Farm groups praised the work of Peterson, Goodlatte and the ag committee in passing a farm bill that they said establishes new benchmarks for reform while retaining a viable safety net for farmers and ranchers.

National Cotton Council leaders were pleased with the defeat of an amendment offered by Rep. Mark Udall, D-Colo., that would have “singled out cotton” by lowering the direct payment for the crop to 6 cents per pound (from 6.67 cents) and used the savings to increase enrollments in the Grasslands Reserve Program.

The National Corn Growers Association called passage of the farm bill in the House a major win for farmers. “We believe the House fashioned a bill that provides for a safety net and moves the process forward,” said NCGA President Ken McCauley, a farmer from Kansas.

“Chairman Peterson and the House Agriculture Committee showed leadership when they included a revenue-based counter-cyclical program in the bill. During debate on the House floor, there were many references to the benefits of a revenue-based farm program.”

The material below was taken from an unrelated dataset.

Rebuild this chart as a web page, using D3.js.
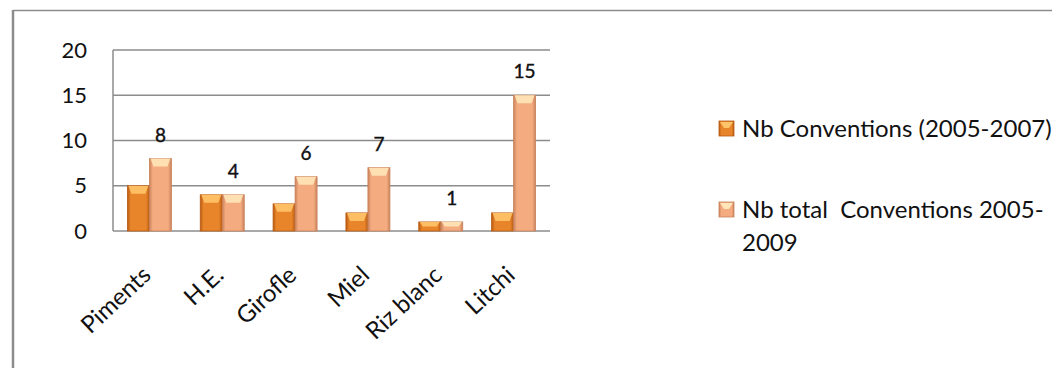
<!DOCTYPE html>
<html>
<head>
<meta charset="utf-8">
<script src="https://cdn.jsdelivr.net/npm/d3@7"></script>
<style>
  body { margin: 0; background: #fff; }
  text { font-family: Lato, "Open Sans", sans-serif; }
</style>
</head>
<body>
<script>
// Chart values
var categories = ["Piments", "H.E.", "Girofle", "Miel", "Riz blanc", "Litchi"];
var conventions0507 = [5, 4, 3, 2, 1, 2];
var totalConventions0509 = [8, 4, 6, 7, 1, 15];
var seriesNames = ["Nb Conventions (2005-2007)", "Nb total  Conventions 2005-\n2009"];
var yTicks = [0, 5, 10, 15, 20];

var width = 1052;
var height = 368;
var margin = { top: 50, left: 113, right: 502, bottom: 137 };

var svg = d3.select("body")
    .append("svg")
    .attr("width", width)
    .attr("height", height);

// gradients for the bevelled bars
var defs = svg.append("defs");
var palettes = [
    { id: "g0", edge: "#b85a12", mid: "#e8852a", top: "#ffc46a" },
    { id: "g1", edge: "#c9825b", mid: "#f4ab80", top: "#ffe6b8" }
];
palettes.forEach(function (p) {
    var g = defs.append("linearGradient").attr("id", p.id)
        .attr("x1", "0").attr("x2", "1").attr("y1", "0").attr("y2", "0");
    g.append("stop").attr("offset", "0%").attr("stop-color", p.edge);
    g.append("stop").attr("offset", "15%").attr("stop-color", p.mid);
    g.append("stop").attr("offset", "85%").attr("stop-color", p.mid);
    g.append("stop").attr("offset", "100%").attr("stop-color", p.edge);
});

// outer frame (top and left edges only)
svg.append("line").attr("x1", 13).attr("x2", width).attr("y1", 10.5).attr("y2", 10.5)
    .attr("stroke", "#8c8c8c").attr("stroke-width", 1.5);
svg.append("line").attr("x1", 13).attr("x2", 13).attr("y1", 10).attr("y2", height)
    .attr("stroke", "#8c8c8c").attr("stroke-width", 2.5);

var x = d3.scaleBand()
    .domain(categories)
    .range([margin.left, width - margin.right]);

var y = d3.scaleLinear()
    .domain([0, 20])
    .range([height - margin.bottom, margin.top]);

// gridlines
svg.append("g")
    .selectAll("line")
    .data(yTicks)
    .enter()
    .append("line")
    .attr("x1", margin.left)
    .attr("x2", width - margin.right)
    .attr("y1", function (d) { return y(d); })
    .attr("y2", function (d) { return y(d); })
    .attr("stroke", "#8c8c8c")
    .attr("stroke-width", 1.5);

// left edge of plot
svg.append("line")
    .attr("x1", margin.left).attr("x2", margin.left)
    .attr("y1", y(20)).attr("y2", y(0))
    .attr("stroke", "#8c8c8c").attr("stroke-width", 1.5);

// y axis labels
var yAxis = d3.axisLeft(y).tickValues(yTicks).tickSize(0).tickPadding(26);
var yg = svg.append("g")
    .attr("transform", "translate(" + margin.left + ",0)")
    .call(yAxis);
yg.select(".domain").remove();
yg.selectAll("text")
    .attr("font-size", 22)
    .attr("fill", "#111")
    .style("font-family", "Lato, sans-serif");

// x axis labels (rotated)
var xAxis = d3.axisBottom(x).tickSize(0).tickPadding(0);
var xg = svg.append("g")
    .attr("transform", "translate(0," + y(0) + ")")
    .call(xAxis);
xg.select(".domain").remove();
xg.selectAll("text")
    .attr("font-size", 24)
    .attr("fill", "#111")
    .style("font-family", "Lato, sans-serif")
    .attr("text-anchor", "end")
    .attr("dy", 0)
    .attr("transform", "translate(3,46) rotate(-43)");

var barW = 22;
var inner = d3.scaleBand().domain([0, 1]).range([0, barW * 2]);
var seriesData = [conventions0507, totalConventions0509];

seriesData.forEach(function (values, si) {
    var p = palettes[si];
    var grp = svg.append("g");
    var bars = grp.selectAll("g")
        .data(values)
        .enter()
        .append("g")
        .attr("transform", function (d, i) {
            return "translate(" + (x(categories[i]) + x.bandwidth() / 2 - barW + inner(si)) + ",0)";
        });

    bars.append("rect")
        .attr("x", 0)
        .attr("y", function (d) { return y(d); })
        .attr("width", barW)
        .attr("height", function (d) { return y(0) - y(d); })
        .attr("fill", "url(#" + p.id + ")")
        .attr("stroke", p.edge)
        .attr("stroke-width", 0.8);

    // lighter bevel at the top of each bar
    bars.append("path")
        .attr("d", function (d) {
            var t = y(d);
            var h = Math.min(8, (y(0) - t) / 2);
            return "M1," + t + " L" + (barW - 1) + "," + t + " L" + (barW - 4) + "," + (t + h) + " L4," + (t + h) + " Z";
        })
        .attr("fill", p.top)
        .attr("opacity", 0.9);
});

// value labels on the second series
svg.append("g")
    .selectAll("text")
    .data(totalConventions0509)
    .enter()
    .append("text")
    .attr("x", function (d, i) { return x(categories[i]) + x.bandwidth() / 2 + barW / 2; })
    .attr("y", function (d) { return y(d) - 17; })
    .attr("text-anchor", "middle")
    .attr("font-size", 19)
    .attr("fill", "#111")
    .attr("stroke", "#111")
    .attr("stroke-width", 0.4)
    .text(function (d) { return d; });

// legend
var legendY = [129, 210];
var legend = svg.append("g");
seriesNames.forEach(function (name, i) {
    var p = palettes[i];
    legend.append("rect")
        .attr("x", 719).attr("y", legendY[i] - 8)
        .attr("width", 15).attr("height", 15)
        .attr("fill", "url(#" + p.id + ")")
        .attr("stroke", p.edge).attr("stroke-width", 0.8);
    legend.append("path")
        .attr("d", "M720," + (legendY[i] - 7) + " L733," + (legendY[i] - 7) + " L729," + (legendY[i] - 1) + " L724," + (legendY[i] - 1) + " Z")
        .attr("fill", p.top);
    var t = legend.append("text")
        .attr("x", 742)
        .attr("y", legendY[i] + 8)
        .attr("font-size", 24)
        .attr("fill", "#111")
        .style("white-space", "pre");
    name.split("\n").forEach(function (line, li) {
        t.append("tspan")
            .attr("x", 742)
            .attr("dy", li === 0 ? 0 : 33)
            .text(line);
    });
});
</script>
</body>
</html>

USA Rice Federation and USA Rice Producers Group leaders were pleased that the bill established a separate $6.50 per hundredweight loan rate applicable to long, medium and short-grain rice. The provision was proposed by USA Rice and sponsored by Rep. Charles Boustany, R-La.

“We should all be aware that this isn’t the end of the road,” said Paul Combs, chairman of the Rice Producers Group, noting the House bill now goes to the Senate where Agriculture Committee Chairman Tom Harkin, D-Iowa, has said he has other ideas for the measure.

Among those will be restoration of $4 billion the house ag committee cut out of funding for Harkin’s Conservation Security Program. The House bill delays further sign-ups for the program until 2012 and transfers the funds to the Environmental Quality Incentives Program.

Harkin said July 24 that he doesn’t anticipate the Senate ag committee writing language for its farm bill until after Congress returns from the August recess. Harkin is expected to provide more funding for conservation programs in the Senate version and include payment limit provisions closer to those espoused by fellow Iowa Sen. Charles Grassley.